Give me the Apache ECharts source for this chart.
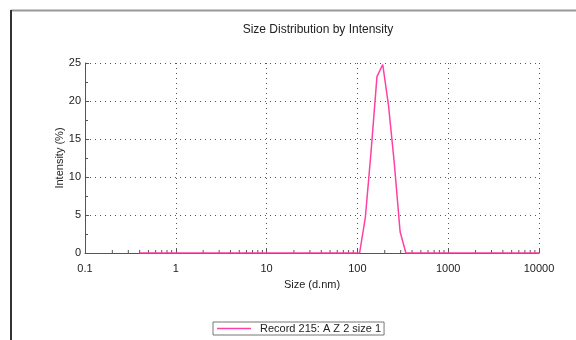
<!DOCTYPE html>
<html style="height: 100%">
<head>
    <meta charset="utf-8">
</head>
<body style="height: 100%; margin: 0; background: #fff">
<div id="container" style="width: 576px; height: 340px"></div>
<script src="https://cdn.jsdelivr.net/npm/echarts@6/dist/echarts.min.js"></script>
<script type="text/javascript">
    // values
    var sizes = [0.4, 105.7, 122.4, 141.8, 164.2, 190.1, 220.2, 255.0, 295.3, 342.0, 10000];
    var intensity = [0, 0, 4.7, 13.5, 23.2, 24.8, 19.4, 11.8, 2.8, 0, 0];
    var seriesName = 'Record 215: A Z 2 size 1';

    // minor ticks of the log axis (2..9 in every decade)
    var minorTicks = [];
    [0.1, 1, 10, 100, 1000].forEach(function (d) {
        for (var k = 2; k <= 9; k++) minorTicks.push(+(d * k).toPrecision(3));
    });

    var font = 'Liberation Sans, Arial, sans-serif';
    var pink = '#ff40a4';
    var dom = document.getElementById("container");
    var myChart = echarts.init(dom);

    var option = {
        animation: false,
        title: {
            text: 'Size Distribution by Intensity',
            left: 313, top: 19, textAlign: 'center',
            textStyle: {fontFamily: 'Liberation Sans Narrow, Arial Narrow, sans-serif', fontSize: 12, fontWeight: 'normal', color: '#222'}
        },
        grid: {left: 85, right: 37, top: 63, bottom: 87},
        legend: {
            left: 213, top: 322,
            padding: [1, 3, 1, 4],
            borderColor: '#777', borderWidth: 1,
            icon: 'rect',
            itemWidth: 34, itemHeight: 1.5,
            textStyle: {fontFamily: font, fontSize: 11, color: '#222', padding: [0, 0, 0, 4]},
            data: [seriesName]
        },
        xAxis: {
            type: 'log', logBase: 10, min: 0.1, max: 10000,
            name: 'Size (d.nm)', nameLocation: 'middle', nameGap: 26,
            nameMoveOverlap: false,
            nameTextStyle: {fontFamily: font, fontSize: 11, color: '#222'},
            axisLine: {lineStyle: {color: '#555'}},
            axisTick: {inside: true, length: 4, lineStyle: {color: '#555'}},
            axisLabel: {
                fontFamily: font, fontSize: 11, color: '#222', margin: 10,
                formatter: function (v) { return String(v); }
            },
            splitLine: {show: true, lineStyle: {color: '#555', type: [1, 4]}}
        },
        yAxis: {
            type: 'value', min: 0, max: 25, interval: 5,
            name: 'Intensity (%)', nameLocation: 'middle', nameGap: 20,
            nameMoveOverlap: false,
            nameTextStyle: {fontFamily: font, fontSize: 11, color: '#222'},
            axisLine: {show: true, lineStyle: {color: '#555'}},
            axisTick: {show: true, inside: true, length: 4, lineStyle: {color: '#555'}},
            minorTick: {show: true, splitNumber: 2, length: 3, lineStyle: {color: '#555'}},
            axisLabel: {fontFamily: font, fontSize: 11, color: '#222', margin: 4},
            splitLine: {show: true, lineStyle: {color: '#555', type: [1, 4]}}
        },
        series: [
            {
                type: 'custom',
                silent: true,
                data: minorTicks,
                renderItem: function (params, api) {
                    var p = api.coord([api.value(0), 0]);
                    return {
                        type: 'line',
                        shape: {x1: p[0], y1: p[1], x2: p[0], y2: p[1] - 3},
                        style: {stroke: '#555', lineWidth: 1}
                    };
                },
                encode: {x: 0}
            },
            {
                name: seriesName,
                type: 'line',
                symbol: 'none',
                lineStyle: {color: pink, width: 1.5},
                itemStyle: {color: pink},
                data: sizes.map(function (s, i) { return [s, intensity[i]]; }),
                z: 5
            }
        ],
        graphic: [
            {type: 'line', shape: {x1: 11, y1: 10.5, x2: 576, y2: 10.5}, style: {stroke: '#999', lineWidth: 2}},
            {type: 'line', shape: {x1: 11, y1: 10, x2: 11, y2: 340}, style: {stroke: '#333', lineWidth: 2}}
        ]
    };
    myChart.setOption(option, true);
</script>
</body>
</html>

_Task to complete_
Only the lines from the start of the material through the line containing "var myChart = echarts.init(dom);" should be transcribed. Pictures stay out.

_Answer to this task_
Give me the Apache ECharts source for this chart.
<!DOCTYPE html>
<html style="height: 100%">
<head>
    <meta charset="utf-8">
</head>
<body style="height: 100%; margin: 0; background: #fff">
<div id="container" style="width: 576px; height: 340px"></div>
<script src="https://cdn.jsdelivr.net/npm/echarts@6/dist/echarts.min.js"></script>
<script type="text/javascript">
    // values
    var sizes = [0.4, 105.7, 122.4, 141.8, 164.2, 190.1, 220.2, 255.0, 295.3, 342.0, 10000];
    var intensity = [0, 0, 4.7, 13.5, 23.2, 24.8, 19.4, 11.8, 2.8, 0, 0];
    var seriesName = 'Record 215: A Z 2 size 1';

    // minor ticks of the log axis (2..9 in every decade)
    var minorTicks = [];
    [0.1, 1, 10, 100, 1000].forEach(function (d) {
        for (var k = 2; k <= 9; k++) minorTicks.push(+(d * k).toPrecision(3));
    });

    var font = 'Liberation Sans, Arial, sans-serif';
    var pink = '#ff40a4';
    var dom = document.getElementById("container");
    var myChart = echarts.init(dom);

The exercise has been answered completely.